本田重樹さんの運営するHARC-PRO.レーシングチームは、青山が全日本選手権時代に所属していたチームだ。1999年に全日本125ccクラスにデビュー。翌2000から250ccにステップアップし、2003年に同クラスチャンピオンを獲得した。

「バイクの基本的な仕上げ方やセットアップの方法、『レースとはなんぞや』ということを教えてもらったのが、本田重樹さんです。全日本でチャンピオンを取ったことにより、Honda Racing スカラーシップの第1期生として世界に押し出してもらうことにもなりました。本当にいろんな意味で、レースの基本や基準になることを教えてもらいました。現在の僕があるのは、その時代があったからこそ、です」

Honda Racing スカラーシップの第1期生として、世界グランプリへの切符を手にした青山はTeam Telefonica Movistar Honda 250に所属する。
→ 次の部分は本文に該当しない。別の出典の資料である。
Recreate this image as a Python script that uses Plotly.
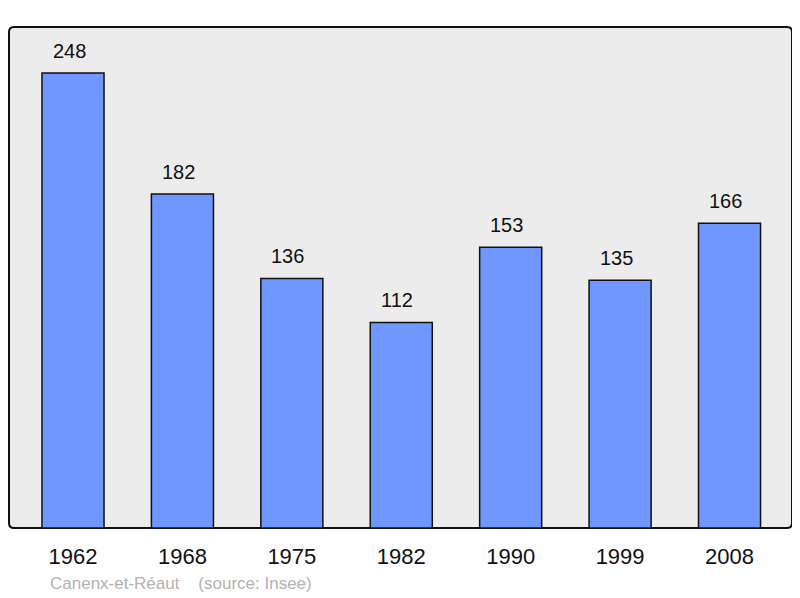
import plotly.graph_objects as go

years = ["1962", "1968", "1975", "1982", "1990", "1999", "2008"]
population = [248, 182, 136, 112, 153, 135, 166]
caption = "Canenx-et-Réaut\u00a0\u00a0\u00a0\u00a0(source: Insee)"

xpos = list(range(len(years)))
FONT = "Liberation Sans, Arial, sans-serif"

fig = go.Figure()
fig.add_trace(go.Bar(
    x=xpos, y=population, width=0.567,
    marker=dict(color="#6f97ff", line=dict(color="#111", width=1.5)),
    hoverinfo="skip",
))

for xi, v in zip(xpos, population):
    fig.add_annotation(x=xi, y=v, text=str(v), showarrow=False,
                       yanchor="bottom", yshift=9, xshift=-4,
                       font=dict(size=20, color="#111", family=FONT))

# rounded frame
W, H = 783.0, 501.0
r = 5.0
rx, ry = r / W, r / H
path = (f"M {rx},0 L {1-rx},0 Q 1,0 1,{ry} L 1,{1-ry} Q 1,1 {1-rx},1 "
        f"L {rx},1 Q 0,1 0,{1-ry} L 0,{ry} Q 0,0 {rx},0 Z")
fig.add_shape(type="path", xref="paper", yref="paper", path=path,
              fillcolor="#ececec", line=dict(color="#111", width=2), layer="below")

fig.add_annotation(xref="paper", yref="paper", x=(48 - 9) / W, y=-(583 - 528) / H,
                   xanchor="left", yanchor="middle", showarrow=False,
                   text=caption,
                   font=dict(size=17, color="#b3b3b3", family=FONT))

fig.update_layout(
    width=792, height=590,
    margin=dict(l=1, r=8, t=19, b=70),
    paper_bgcolor="white", plot_bgcolor="rgba(0,0,0,0)",
    showlegend=False,
    font=dict(family=FONT, color="#111"),
    xaxis=dict(range=[-0.585, 6.571], tickmode="array", tickvals=xpos, ticktext=years,
               showgrid=False, zeroline=False, showline=False, ticks="",
               tickfont=dict(size=22, color="#111"), ticklabelstandoff=13),
    yaxis=dict(range=[0, 273], showgrid=False, zeroline=False, showline=False,
               showticklabels=False, ticks=""),
)

fig.write_html("out.html")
そして、このときに同チームで監督を務めていた人物がアルベルト・プーチ(下写真・中央)だ。チームメートは、ダニ・ペドロサ。この出会いがきっかけで、以後の青山はペドロサと友情を深めてゆく。

青山博一、アルベルト・プーチ、ダニ・ペドロサ

「アルベルトは、外国人としては少し特殊な人かもしれません。彼は親日家で、日本が好きなんです。だから、というわけでもないのでしょうが、日本人の大和魂に近いメンタリティを持っているところがあって、約束は必ず守るし、言ったことは絶対にちゃんとやる。時間も絶対に守りますからね(笑)。外国の人は、悪気はなくてもそういうところのいいかげんな人たちは少なからずいますが、アルベルトに関しては、そんなことは絶対にない。日本人よりも日本人的、といってもいいかもしれません」

 昨年、青山が文部科学省からスポーツ功労者顕彰を受けた際には、師のプーチも同時に顕彰されたが、その際にプーチは、

「青山が達成した業績は、彼の不断の努力と才能の賜物です。にもかかわらず、私にも顕彰いただけるということに対して、若干の戸惑いも感じています」

と、謙虚に感謝の意を表明した。そんなところにも、青山の評する「日本人よりも日本人らしい」性格がよくあらわれている。
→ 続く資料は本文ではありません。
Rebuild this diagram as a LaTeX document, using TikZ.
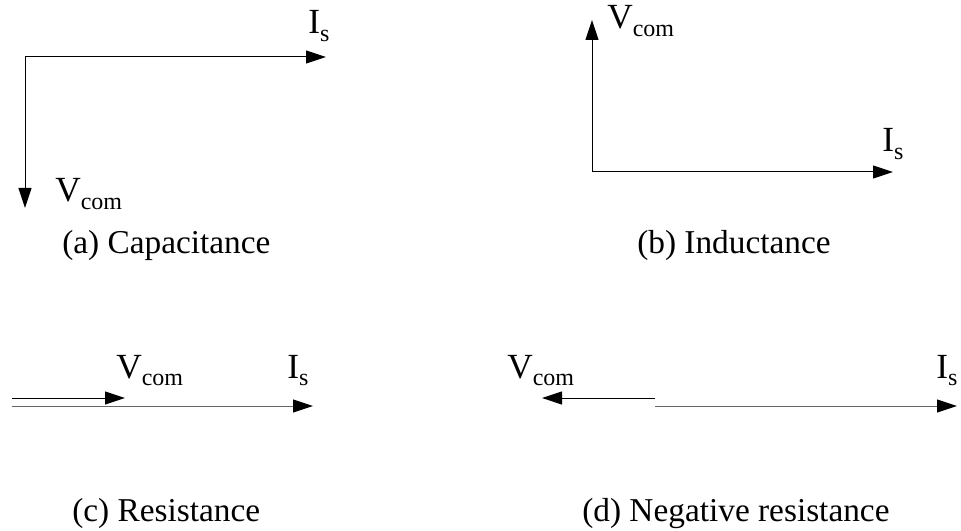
\documentclass[tikz,border=0pt]{standalone}
\usepackage{fontspec}
\setmainfont{Liberation Serif}
\usetikzlibrary{arrows.meta, math}
\newcommand{\lowsub}[1]{\raisebox{-5.5pt}{\fontsize{18}{18}\selectfont #1}}
\newcommand{\Vcom}{V\lowsub{com}}
\newcommand{\Isrc}{I\lowsub{s}}

\begin{document}
\begin{tikzpicture}[x=0.75pt, y=-0.75pt,
  phasor/.style={-{Triangle[length=15pt, width=9.75pt, color=black]}, line width=0.75pt},
  faint/.style={draw=black!60},
  lbl/.style={inner sep=0, anchor=base west, font=\fontsize{26.5}{26.5}\selectfont},
  caption/.style={inner sep=0, anchor=base west, font=\fontsize{25}{25}\selectfont},
]
\useasboundingbox (0,0) rectangle (961,531);

% (a) capacitance
\coordinate (Oa) at (25,57);
\coordinate (Ia) at (326,57);
\coordinate (Va) at (25,208);
\draw[phasor] (Oa) -- (Ia);
\draw[phasor] (Oa) -- (Va);
\node[lbl] (Isa) at (308,34) {\Isrc};
\node[lbl] (Vca) at (55,202) {\Vcom};
\node[caption] (capa) at (62,253) {(a) Capacitance};

% (b) inductance
\coordinate (Ob) at (592,172);
\coordinate (Ib) at (893,172);
\coordinate (Vb) at (592,20);
\draw[phasor] (Ob) -- (Ib);
\draw[phasor] (Ob) -- (Vb);
\node[lbl] (Vcb) at (607,29) {\Vcom};
\node[lbl] (Isb) at (882,152) {\Isrc};
\node[caption] (capb) at (637,253) {(b) Inductance};

% (c) resistance
\coordinate (Oc1) at (12,398);
\coordinate (Vc) at (125,398);
\coordinate (Oc2) at (12,406);
\coordinate (Ic) at (313,406);
\draw[phasor] (Oc1) -- (Vc);
\draw[phasor, faint] (Oc2) -- (Ic);
\node[lbl] (Vcc) at (116,378) {\Vcom};
\node[lbl] (Isc) at (287,378) {\Isrc};
\node[caption] (capc) at (72,521) {(c) Resistance};

% (d) negative resistance
\coordinate (Od1) at (655,398);
\coordinate (Vd) at (542,398);
\coordinate (Od2) at (655,406);
\coordinate (Id) at (957,406);
\draw[phasor] (Od1) -- (Vd);
\draw[phasor, faint] (Od2) -- (Id);
\node[lbl] (Vcd) at (507,378) {\Vcom};
\node[lbl] (Isd) at (936,378) {\Isrc};
\node[caption] (capd) at (582,521) {(d) Negative resistance};

\end{tikzpicture}
\end{document}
「アルベルトに教えてもらったのは、トレーニングやレースに対する気持ちの作り方や向きあい方、ということになるでしょうか。日本で走るのとグランプリの世界で走るのは、同じレースでも違う面が少なくないと思うのですが、GP界で戦っていくために必要なことはアルベルトが基本から教えてくれました。そういう面での感謝と尊敬を、すごく感じています」と青山は話す。「尊敬する人は、他にももちろん、たくさんいますけれども、レースに関係する人物で即座に思いうかぶのは、本田さんとアルベルトですね。僕のレース人生にすごく影響したのは、このふたりだと思います」

青山博一

さて、第9戦のドイツGP。青山は、前々戦で骨折した胸椎が完治しない状態でウイークを迎えた。ザクセンリンクは細かいレイアウトと高低差の激しいコースだが、ブレーキングや切り返しの続く前半セクションは特に背中への負担が厳しい。しかし、青山は苦痛をほとんど面に出さず、フリー走行から決勝レースまでを戦いきった。その姿はまさに、本田重樹さんとアルベルト・プーチというふたりの師による薫陶の賜物、というべきだろう。

青山博一

次のアメリカGP、ラグナセカスピードウェイも、ダイナミックな高低差が特徴のコースだ。昨年の青山は負傷中で欠場していたために、今年が初体験。しかも、現在の負傷が癒えない状態では苦しいレースも予想される。「ラグナセカも難しいコースだと聞いているので、気を引きしめて戦いたいと思います」そう言って、青山はアメリカ大陸へ向かった。持ち前の強い精神力で戦い抜く青山の、第10戦の走りに期待しよう。

プロフィール

青山博一
Hiroshi Aoyama

5歳からポケバイに乗り始め、15歳でミニバイク関東選手権を制覇。2000年から全日本選手権250ccクラスに参戦して、03年に全日本タイトルを獲得しました。翌04年からHondaのライダー育成制度「Honda Racingスカラーシップ」の第1期生として世界選手権250ccクラスにフル参戦を開始。昨年、日本人として8年ぶりとなる250cc世界チャンピオンに輝きました。2010年は世界最高峰レースMotoGPにステップアップして、次なる頂点を目指して戦っています。